··· EXERCISE DATA

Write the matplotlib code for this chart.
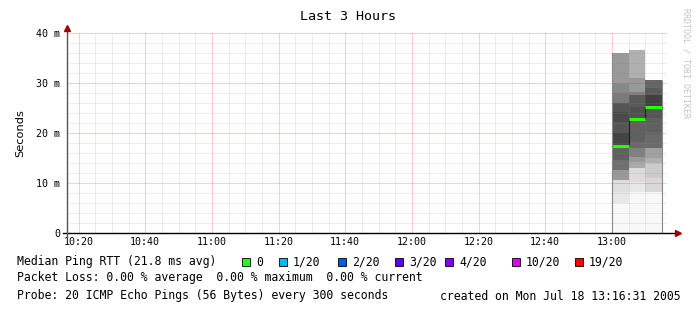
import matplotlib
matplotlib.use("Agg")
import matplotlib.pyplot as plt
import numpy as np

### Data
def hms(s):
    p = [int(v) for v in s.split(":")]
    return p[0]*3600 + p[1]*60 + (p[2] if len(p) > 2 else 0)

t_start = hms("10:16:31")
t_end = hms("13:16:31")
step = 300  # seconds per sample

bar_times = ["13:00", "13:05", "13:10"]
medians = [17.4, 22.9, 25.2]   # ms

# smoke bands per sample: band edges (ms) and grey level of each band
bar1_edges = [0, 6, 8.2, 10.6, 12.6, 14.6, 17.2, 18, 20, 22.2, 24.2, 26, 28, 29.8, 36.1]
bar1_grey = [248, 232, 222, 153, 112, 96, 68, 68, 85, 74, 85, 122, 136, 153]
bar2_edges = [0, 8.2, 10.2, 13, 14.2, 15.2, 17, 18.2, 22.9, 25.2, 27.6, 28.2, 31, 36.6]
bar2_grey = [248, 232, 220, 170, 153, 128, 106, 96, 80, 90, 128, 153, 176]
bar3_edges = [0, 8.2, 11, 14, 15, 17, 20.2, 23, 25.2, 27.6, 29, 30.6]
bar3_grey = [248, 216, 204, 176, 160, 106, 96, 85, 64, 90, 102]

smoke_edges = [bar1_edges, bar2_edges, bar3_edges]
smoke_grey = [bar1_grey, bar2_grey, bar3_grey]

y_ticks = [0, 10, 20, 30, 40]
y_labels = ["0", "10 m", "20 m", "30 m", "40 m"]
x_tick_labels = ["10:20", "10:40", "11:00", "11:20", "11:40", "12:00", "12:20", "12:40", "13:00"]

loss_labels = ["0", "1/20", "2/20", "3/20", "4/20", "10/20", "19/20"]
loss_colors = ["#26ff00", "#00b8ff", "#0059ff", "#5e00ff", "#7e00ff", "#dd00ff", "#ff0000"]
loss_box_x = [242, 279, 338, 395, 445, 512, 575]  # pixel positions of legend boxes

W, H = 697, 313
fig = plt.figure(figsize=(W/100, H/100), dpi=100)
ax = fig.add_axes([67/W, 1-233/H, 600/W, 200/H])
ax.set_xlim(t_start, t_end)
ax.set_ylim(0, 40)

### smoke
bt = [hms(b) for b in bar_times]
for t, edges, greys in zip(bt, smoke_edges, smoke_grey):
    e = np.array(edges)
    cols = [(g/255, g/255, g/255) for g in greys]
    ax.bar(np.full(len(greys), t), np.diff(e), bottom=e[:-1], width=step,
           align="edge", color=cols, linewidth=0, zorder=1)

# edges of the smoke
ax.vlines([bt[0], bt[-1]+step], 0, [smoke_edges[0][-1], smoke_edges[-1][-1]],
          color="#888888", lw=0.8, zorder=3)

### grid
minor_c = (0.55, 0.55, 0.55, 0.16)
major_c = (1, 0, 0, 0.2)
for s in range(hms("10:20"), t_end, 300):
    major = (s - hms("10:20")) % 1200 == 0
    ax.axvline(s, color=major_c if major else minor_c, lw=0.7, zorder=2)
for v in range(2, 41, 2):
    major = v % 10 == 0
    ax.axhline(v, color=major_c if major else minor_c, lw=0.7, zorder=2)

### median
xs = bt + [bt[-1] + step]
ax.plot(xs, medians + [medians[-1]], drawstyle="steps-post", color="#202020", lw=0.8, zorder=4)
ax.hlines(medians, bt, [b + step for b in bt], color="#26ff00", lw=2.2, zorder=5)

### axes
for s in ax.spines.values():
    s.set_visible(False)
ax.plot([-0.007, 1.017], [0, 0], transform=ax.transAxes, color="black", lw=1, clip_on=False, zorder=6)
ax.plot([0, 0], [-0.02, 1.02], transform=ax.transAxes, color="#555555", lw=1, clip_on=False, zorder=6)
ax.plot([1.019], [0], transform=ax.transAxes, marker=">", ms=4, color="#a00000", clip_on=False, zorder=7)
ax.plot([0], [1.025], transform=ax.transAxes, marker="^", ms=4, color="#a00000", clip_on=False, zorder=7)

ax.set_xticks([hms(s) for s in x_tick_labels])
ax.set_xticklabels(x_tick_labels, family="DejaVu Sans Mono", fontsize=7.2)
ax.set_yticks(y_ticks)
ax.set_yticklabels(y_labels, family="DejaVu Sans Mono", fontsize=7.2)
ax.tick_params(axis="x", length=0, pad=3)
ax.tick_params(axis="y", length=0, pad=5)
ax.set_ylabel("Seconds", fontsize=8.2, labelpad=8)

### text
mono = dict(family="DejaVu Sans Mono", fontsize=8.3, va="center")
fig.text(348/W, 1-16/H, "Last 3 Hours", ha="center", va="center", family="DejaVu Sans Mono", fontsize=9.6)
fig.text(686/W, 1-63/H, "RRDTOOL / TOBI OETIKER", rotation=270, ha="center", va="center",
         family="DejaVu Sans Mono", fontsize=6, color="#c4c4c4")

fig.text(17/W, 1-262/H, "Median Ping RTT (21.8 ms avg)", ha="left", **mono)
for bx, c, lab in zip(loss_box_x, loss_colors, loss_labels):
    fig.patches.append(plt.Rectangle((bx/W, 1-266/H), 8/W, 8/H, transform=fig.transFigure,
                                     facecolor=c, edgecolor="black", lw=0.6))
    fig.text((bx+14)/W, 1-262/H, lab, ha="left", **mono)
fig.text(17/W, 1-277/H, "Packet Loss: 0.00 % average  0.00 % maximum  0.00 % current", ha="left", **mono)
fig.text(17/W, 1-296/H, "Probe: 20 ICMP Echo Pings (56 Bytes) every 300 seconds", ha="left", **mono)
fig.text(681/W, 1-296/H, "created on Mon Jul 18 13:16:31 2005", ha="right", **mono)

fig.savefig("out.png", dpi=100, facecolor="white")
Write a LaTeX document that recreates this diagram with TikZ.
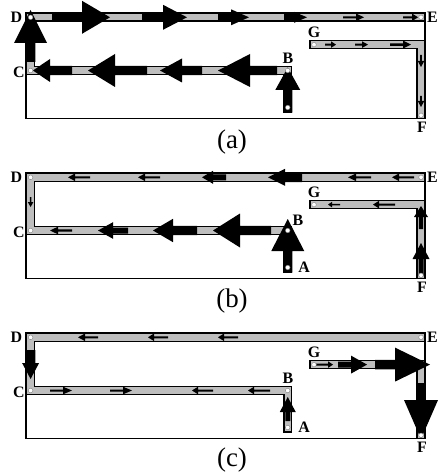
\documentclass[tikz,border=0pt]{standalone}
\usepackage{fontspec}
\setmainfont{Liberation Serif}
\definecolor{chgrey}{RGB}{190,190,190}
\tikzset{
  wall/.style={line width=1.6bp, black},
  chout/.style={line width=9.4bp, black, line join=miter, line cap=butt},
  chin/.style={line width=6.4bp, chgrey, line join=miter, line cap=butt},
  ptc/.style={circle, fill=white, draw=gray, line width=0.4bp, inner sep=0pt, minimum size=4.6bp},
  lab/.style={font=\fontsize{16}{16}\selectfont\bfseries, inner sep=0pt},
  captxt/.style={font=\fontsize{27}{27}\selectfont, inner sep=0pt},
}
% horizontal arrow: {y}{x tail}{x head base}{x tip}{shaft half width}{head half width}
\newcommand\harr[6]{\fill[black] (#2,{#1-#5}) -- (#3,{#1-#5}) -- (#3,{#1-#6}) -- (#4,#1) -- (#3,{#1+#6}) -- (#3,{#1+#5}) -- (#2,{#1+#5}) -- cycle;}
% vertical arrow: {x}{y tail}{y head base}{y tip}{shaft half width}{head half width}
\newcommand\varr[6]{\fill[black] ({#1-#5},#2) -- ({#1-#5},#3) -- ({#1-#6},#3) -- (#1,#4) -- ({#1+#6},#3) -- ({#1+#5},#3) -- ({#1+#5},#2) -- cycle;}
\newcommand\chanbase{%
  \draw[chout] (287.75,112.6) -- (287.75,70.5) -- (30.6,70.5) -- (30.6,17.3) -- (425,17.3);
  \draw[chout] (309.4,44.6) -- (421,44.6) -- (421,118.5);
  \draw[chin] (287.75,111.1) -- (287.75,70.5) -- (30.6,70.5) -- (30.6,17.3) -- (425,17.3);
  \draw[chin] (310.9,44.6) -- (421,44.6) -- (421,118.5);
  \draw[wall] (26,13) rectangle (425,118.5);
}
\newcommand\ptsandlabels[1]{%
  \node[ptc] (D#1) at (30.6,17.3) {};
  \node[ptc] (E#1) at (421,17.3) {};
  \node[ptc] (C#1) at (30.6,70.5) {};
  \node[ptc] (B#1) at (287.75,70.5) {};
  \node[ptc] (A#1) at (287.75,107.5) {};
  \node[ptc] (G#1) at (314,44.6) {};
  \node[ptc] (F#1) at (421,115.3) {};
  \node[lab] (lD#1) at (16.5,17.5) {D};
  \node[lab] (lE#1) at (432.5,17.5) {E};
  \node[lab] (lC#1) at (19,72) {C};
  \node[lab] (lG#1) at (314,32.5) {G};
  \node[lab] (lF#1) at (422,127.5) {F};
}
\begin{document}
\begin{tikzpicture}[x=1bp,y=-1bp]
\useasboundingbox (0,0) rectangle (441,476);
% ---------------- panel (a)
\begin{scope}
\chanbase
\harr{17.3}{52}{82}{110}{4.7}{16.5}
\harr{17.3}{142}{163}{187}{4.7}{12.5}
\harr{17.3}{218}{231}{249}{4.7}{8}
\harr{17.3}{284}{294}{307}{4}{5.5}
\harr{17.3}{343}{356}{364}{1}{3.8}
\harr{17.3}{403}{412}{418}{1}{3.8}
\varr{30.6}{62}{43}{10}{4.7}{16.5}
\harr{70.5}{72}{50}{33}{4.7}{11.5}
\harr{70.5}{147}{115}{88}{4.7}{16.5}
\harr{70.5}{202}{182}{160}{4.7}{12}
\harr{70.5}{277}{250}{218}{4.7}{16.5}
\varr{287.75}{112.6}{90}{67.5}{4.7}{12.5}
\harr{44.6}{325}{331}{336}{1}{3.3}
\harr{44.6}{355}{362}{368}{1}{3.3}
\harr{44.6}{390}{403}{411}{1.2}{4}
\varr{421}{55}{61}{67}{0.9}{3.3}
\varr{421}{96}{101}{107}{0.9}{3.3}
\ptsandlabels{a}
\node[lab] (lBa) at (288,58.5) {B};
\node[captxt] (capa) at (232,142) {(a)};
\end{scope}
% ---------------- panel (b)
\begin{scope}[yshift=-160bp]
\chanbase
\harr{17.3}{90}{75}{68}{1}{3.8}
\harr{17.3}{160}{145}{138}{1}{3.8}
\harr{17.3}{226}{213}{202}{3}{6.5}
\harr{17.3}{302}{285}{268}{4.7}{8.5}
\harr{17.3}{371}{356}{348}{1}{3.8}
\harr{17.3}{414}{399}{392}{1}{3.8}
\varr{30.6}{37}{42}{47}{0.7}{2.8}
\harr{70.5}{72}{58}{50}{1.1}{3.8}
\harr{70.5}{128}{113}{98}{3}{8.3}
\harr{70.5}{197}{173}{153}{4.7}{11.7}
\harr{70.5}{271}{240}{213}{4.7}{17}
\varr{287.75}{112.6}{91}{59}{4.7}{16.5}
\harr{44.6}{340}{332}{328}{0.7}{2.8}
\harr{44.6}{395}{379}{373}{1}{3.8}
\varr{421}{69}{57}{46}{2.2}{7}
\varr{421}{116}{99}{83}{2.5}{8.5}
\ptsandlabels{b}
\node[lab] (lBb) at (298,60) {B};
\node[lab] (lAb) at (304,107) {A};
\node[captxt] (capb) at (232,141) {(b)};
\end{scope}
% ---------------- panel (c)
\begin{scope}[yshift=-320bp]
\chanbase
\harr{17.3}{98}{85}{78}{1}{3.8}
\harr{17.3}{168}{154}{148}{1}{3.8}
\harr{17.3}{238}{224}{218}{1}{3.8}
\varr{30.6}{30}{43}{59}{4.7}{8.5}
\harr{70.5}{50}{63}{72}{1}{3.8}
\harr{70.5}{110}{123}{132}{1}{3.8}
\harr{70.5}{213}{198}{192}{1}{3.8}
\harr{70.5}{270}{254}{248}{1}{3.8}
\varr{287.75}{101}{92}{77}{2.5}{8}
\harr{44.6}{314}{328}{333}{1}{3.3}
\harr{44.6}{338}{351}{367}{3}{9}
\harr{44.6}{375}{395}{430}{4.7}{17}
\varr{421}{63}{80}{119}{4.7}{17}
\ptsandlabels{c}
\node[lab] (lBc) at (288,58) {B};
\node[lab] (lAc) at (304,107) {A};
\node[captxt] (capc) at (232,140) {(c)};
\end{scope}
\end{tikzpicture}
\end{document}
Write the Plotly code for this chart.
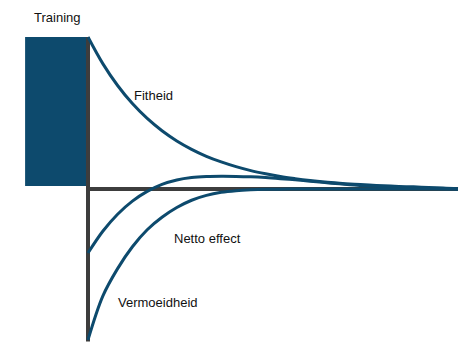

······

→ TO BE DONE:
Print, exactly as written, the lines above from the first one to the one containing "seconds per sample". Leave out pictures.

→ EXERCISE OUTPUT:
Write the matplotlib code for this chart.
import matplotlib
matplotlib.use("Agg")
import matplotlib.pyplot as plt
import numpy as np

### Data
def hms(s):
    p = [int(v) for v in s.split(":")]
    return p[0]*3600 + p[1]*60 + (p[2] if len(p) > 2 else 0)

t_start = hms("10:16:31")
t_end = hms("13:16:31")
step = 300  # seconds per sample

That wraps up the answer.